Agrikultur: im Zug von Zürich nach Chur
01. Oktober 2019
Seit Jahren befasse ich mich mit Landwirtschaftsthemen. Nun sitze ich im Zug von Zürich nach Chur und frage mich: Wie nehme ich eigentlich die Landwirtschaft war? In der Kolumne des Büdner Bauers (Ausgabe 39) reflektiert Werner Hediger die Wahrnehmung der Landwirtschaft aus dem Fenster während einer Zugfahrt.
Seit Jahren befasse ich mich mit Landwirtschaftsthemen. Nun sitze ich im Zug von Zürich nach Chur und frage mich: Wie nehme ich eigentlich die Landwirtschaft war? Mein Blick über den Zürichsee findet kaum Spuren der Landwirtschaft; mit Ausnahme der Rebberge an der Goldküste. Das Bild ändert sich in der Linth-Ebene. Weite Wiesen und kleine Landwirtschaftsgebäude prägen den Talboden. Auf den Bauernhöfen fallen die Siloballen auf. Aber ich sehe keine Tiere. Als Kontrast dazu zeigen die Hänge ein Muster von Wald und extensiver Landwirtschaft. Wir fahren durch eine Industriezone, und dann tauchen vereinzelte Ackerkulturen auf und Hochspannungsleitungen.
Das Tal wird eng. Wir erreichen den Walensee mit seinen Tunnels und dem Blick auf die Churfirsten. Zwischen Wald und Fels erscheint auf der andern Seite Quinten. Mit seinen wenigen Häusern und Rebbergen wirkt es wie eine kultivierte Insel am schroffen Berg.
Walenstadt ist passiert, das Landschaftsbild ändert sich wieder: bewaldete Bergflanken, Wiesen am Talboden, kleine Rebberge am Fuss der Hänge. Der Graslandanteil erscheint mir hoch im nationalen Vergleich. Dann sehe ich die ersten Kühe. Also doch noch Weidewirtschaft, nicht nur intensive Tierhaltung. Doch plötzlich erscheinen Maisfelder direkt neben der Autobahn, nur noch Maisfelder. Nach Sargans wird das Tal wird weiter. Der Blick öffnet sich nach Liechtenstein, Gemüsekulturen sehe ich beidseits der Bahnlinie – doch nur kurz. Schon dominiert wieder der Ackerbau. Danach erscheinen die ersten Weinberge der Bündner Herrschaft, aber immer noch Maisfelder beidseits der Geleise.

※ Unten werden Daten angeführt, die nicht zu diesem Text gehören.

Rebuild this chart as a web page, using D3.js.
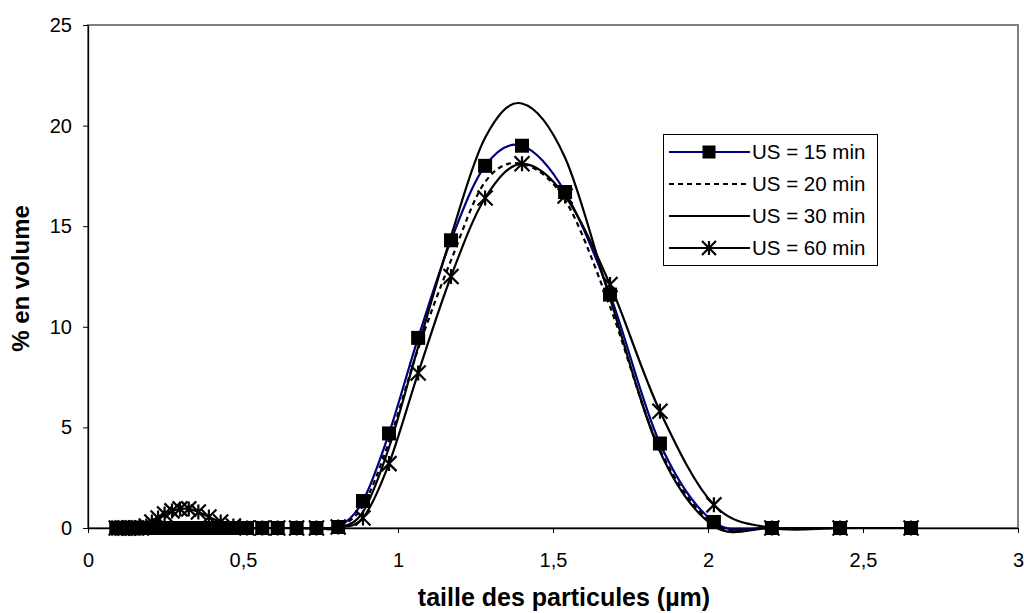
<!DOCTYPE html>
<html><head><meta charset="utf-8">
<script src="https://cdn.jsdelivr.net/npm/d3@7"></script>
<style>
html,body{margin:0;padding:0;background:#fff;}
svg{display:block;font-family:Arial,"Liberation Sans",sans-serif;}
</style></head>
<body><svg id="c" width="1024" height="613"></svg>
<script>
// particle size classes (µm)
const sizes = [0.091,0.0995,0.109,0.119,0.131,0.143,0.157,0.172,0.188,0.206,0.226,0.247,0.271,0.297,0.325,0.356,0.390,0.428,0.469,0.513,0.562,0.612,0.673,0.737,0.807,0.887,0.971,1.065,1.171,1.281,1.40,1.539,1.684,1.845,2.019,2.206,2.426,2.655];
const us15 = [0,0,0,0,0,0,0,0,0,0,0,0,0,0,0,0,0,0,0,0,0,0,0,0,0.05,1.34,4.7,9.45,14.3,18.0,19.0,16.7,11.6,4.2,0.3,0,0,0];
const us20 = [0,0,0,0,0,0,0,0,0,0,0,0,0,0,0,0,0,0,0,0,0,0,0,0,0.05,1.1,4.3,8.9,13.3,17.2,18.1,16.3,11.0,3.9,0.2,0,0,0];
const us30 = [0,0,0,0,0,0,0,0,0,0,0,0,0,0,0,0,0,0,0,0,0,0,0,0,0,0.8,4.0,9.0,14.5,19.4,21.1,18.4,11.4,3.8,0.1,0,0,0];
const us60 = [0,0,0,0,0,0,0,0,0.1,0.3,0.5,0.7,0.85,0.95,0.95,0.8,0.55,0.3,0.1,0,0,0,0,0,0.05,0.5,3.2,7.7,12.5,16.4,18.1,16.5,12.1,5.8,1.15,0,0,0];
const seriesNames = ["US = 15 min","US = 20 min","US = 30 min","US = 60 min"];
const xTicks = [0,0.5,1,1.5,2,2.5,3];
const xTickLabels = ["0","0,5","1","1,5","2","2,5","3"];
const yTicks = [0,5,10,15,20,25];
const xTitle = "taille des particules (µm)";
const yTitle = "% en volume";

const svg = d3.select("#c");
const L=88, T=25, R=1018, B=528;
const x = d3.scaleLinear().domain([0,3]).range([L,R]);
const y = d3.scaleLinear().domain([0,25]).range([B,T]);

// plot area border
svg.append("rect").attr("x",L).attr("y",T).attr("width",R-L).attr("height",B-T)
  .attr("fill","none").attr("stroke","#808080").attr("stroke-width",2);

// axes
const xAxis = d3.axisBottom(x).tickValues(xTicks).tickFormat((d,i)=>xTickLabels[i]).tickSizeInner(5).tickSizeOuter(0).tickPadding(20);
const gx = svg.append("g").attr("transform",`translate(0,${B})`).call(xAxis);
const yAxis = d3.axisLeft(y).tickValues(yTicks).tickFormat(d=>String(d)).tickSizeInner(5).tickSizeOuter(0).tickPadding(11);
const gy = svg.append("g").attr("transform",`translate(${L},0)`).call(yAxis);
[gx,gy].forEach(g=>{
  g.select(".domain").attr("stroke","#000").attr("stroke-width",1.3);
  g.selectAll(".tick line").attr("stroke","#000");
  g.selectAll(".tick text").attr("font-size",20).attr("fill","#000").attr("font-family","Arial, 'Liberation Sans', sans-serif");
});

svg.append("text").attr("x",564).attr("y",606).attr("text-anchor","middle")
  .attr("font-size",25).attr("font-weight","bold").text(xTitle);
svg.append("text").attr("transform",`translate(29,${(T+B)/2+2}) rotate(-90)`).attr("text-anchor","middle")
  .attr("font-size",24).attr("font-weight","bold").text(yTitle);

const line = d3.line().x(d=>x(d[0])).y(d=>y(d[1])).curve(d3.curveCatmullRom.alpha(0));
const data = [us15,us20,us30,us60].map(v=>sizes.map((s,i)=>[s,v[i]]));
const styles = [
  {stroke:"#000080", dash:null, marker:"square"},
  {stroke:"#000", dash:"5,4", marker:null},
  {stroke:"#000", dash:null, marker:null},
  {stroke:"#000", dash:null, marker:"star"}
];

function drawMarker(g, type, cx, cy, ms){
  if(type==="square"){
    g.append("rect").attr("x",cx-ms/2).attr("y",cy-ms/2).attr("width",ms).attr("height",ms).attr("fill","#000");
  } else if(type==="star"){
    const r=ms/2+0.5;
    g.append("path").attr("d",`M${cx-r},${cy-r}L${cx+r},${cy+r}M${cx-r},${cy+r}L${cx+r},${cy-r}M${cx},${cy-r}L${cx},${cy+r}`)
      .attr("stroke","#000").attr("stroke-width",2.2).attr("fill","none");
  }
}

const plot = svg.append("g");
data.forEach((d,k)=>{
  const st=styles[k];
  const g = plot.append("g");
  g.append("path").attr("d",line(d)).attr("fill","none").attr("stroke",st.stroke)
    .attr("stroke-width",2.2).attr("stroke-dasharray",st.dash);
  if(st.marker) d.forEach(p=>drawMarker(g,st.marker,x(p[0]),y(p[1]),14));
});

// legend
const lg = svg.append("g");
lg.append("rect").attr("x",663.5).attr("y",134.5).attr("width",214).attr("height",131)
  .attr("fill","#fff").attr("stroke","#000").attr("stroke-width",1);
seriesNames.forEach((n,k)=>{
  const st=styles[k]; const yy=152+k*32;
  lg.append("line").attr("x1",669).attr("x2",750).attr("y1",yy).attr("y2",yy)
    .attr("stroke",st.stroke).attr("stroke-width",2.2).attr("stroke-dasharray",st.dash);
  if(st.marker) drawMarker(lg,st.marker,709,yy,13);
  lg.append("text").attr("x",752).attr("y",yy).attr("dy","0.36em").attr("font-size",20.5).text(n);
});
</script></body></html>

In Landquart «entstehen moderne Arbeitsplätze». Diese haben wohl nichts mit Landwirtschaft zu tun, geht mir durch den Kopf. Weiterfahrt durch ein riesiges Bahnareal. Hier hat die Landwirtschaft keinen Platz. Zum Glück hilft die Raumplanung, Flächen offen zu halten für die Landwirtschaft und für ein abwechslungsreiches Landschaftsbild. Doch schon bald zeigt sich wieder ein neues Bild mit Ackerbau, Wiesen und Hochstammbäumen. Und schon wird das Tal wieder enger, aber die Landschaft auch vielfältiger und abwechslungsreicher mit Rebbergen, Wald, Wiesen, Maisfeldern und Kühen. Dann die Autobahn und der Rhein auf den beiden Seiten der Bahn. Wir fahren in Chur ein, und es zeigt sich nochmals ein anderes Bild der Landwirtschaft: Pferdehaltung. Doch was hat dies mit Landwirtschaft zu tun? Wer sind die Besitzer dieser Tiere, die wohl vornehmlich dem Freizeit- vergnügen dienen?
In Chur überlege ich mir: Wie habe ich nun die Landwirtschaft wahrgenommen? Eigentlich gar nicht, denn ich sah keine Bauern und Bäuerinnen, nur einzelne Landschaftselemente. Aber gerade diese vermitteln das Bild der Landwirtschaft, das wir individuell wahrnehmen, und über das wir möglicherweise urteilen. Ich habe also die Landwirtschaft in der letzten Stunde sehr wohl wahrgenommen und denke nun auch an Produkte, die sie liefert: Nahrungsmittel und prägende Landschaftselemente – kurz Agrikultur.
Dieser Beitrag erschien zeitgleich als Kolumne im «Bündner Bauer».